Me extraña que haya que esperar hasta el puesto vigésimo primero para que aparezca Johan Sebastian Bach con un aria de su Pasión según san Mateo y me extraña mucho más que no aparezca reseñado Haendel, cuando desde hace muchos años es, con diferencia, mi autor de cabecera.

Por ahí están también, con más o menos relevancia, Tom Waits, y Silvio Rodríguez, y Serrat –con su Elegía y no con Mediterráneo, el algoritmo sabrá por qué-, y luego vienen Puccini, y McCoy Turner, y Amalia Rodrígues con un fado tristísimo, y Lole y Manuel naturalmente, y Alfredo Zitarrosa, con su Milonga para una niña.

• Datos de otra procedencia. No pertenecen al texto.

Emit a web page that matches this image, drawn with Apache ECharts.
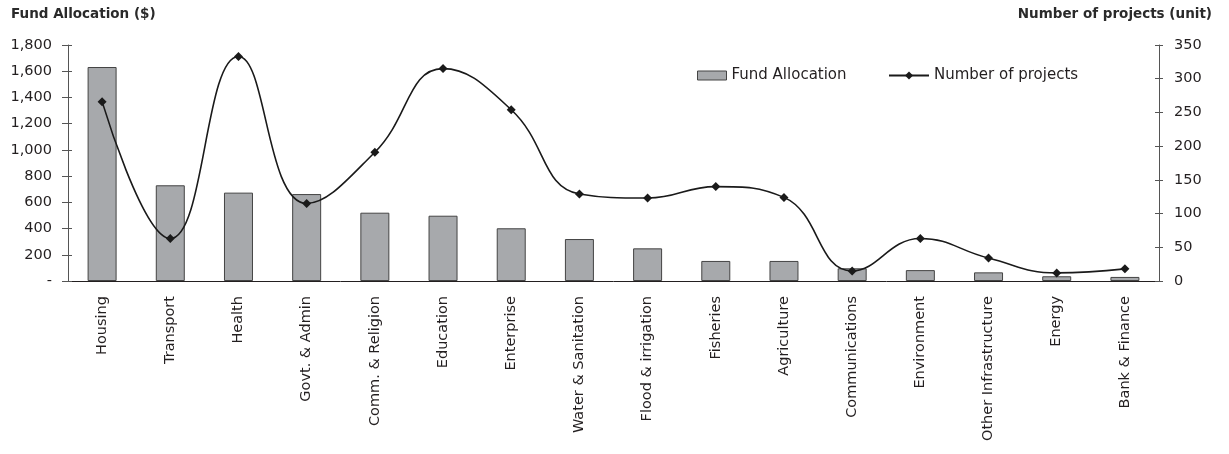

Todo razonable, salvo, ya digo, la ausencia del gran Haendel, si no fuera por dos piezas que me han dejado literalmente boquiabierto. En el tercer puesto de la lista, nada menos que como medalla de bronce, Spotify sostiene que me gusta y que he escuchado mucho a Alberto Cortez y su No soy de aquí. Lo niego. Ni el cantante ni el tema me interesan lo más mínimo: su cursilería, su ñoñez insoportable, su aire de perdonavidas, su traición a la verdadera esencia del tango y la milonga, hacen de este cantante argentino uno de los personajes que menos he soportado nunca en el panorama musical. Pero es que en el puesto treinta y uno aparece nada menos que Julio Iglesias con su versión babosa y deleznable -como él mismo- del A media luz, que no creo haber escuchado nunca por mi propia voluntad, más allá de alguna consulta de dentista, algún taxi desinformado o algún fogonazo televisivo.

Que el algoritmo de Sptotify considere que en mi biografía musical Julio Iglesas y Alberto Cortez tienen la más mínima cabida me hace pensar que aún hay mucho que avanzar en el terreno del big data y desde aquí lanzo un llamamiento a los expertos en la materia para que se esfuercen algo más en un territorio al que, como queda demostrado, aún le queda mucho por explorar.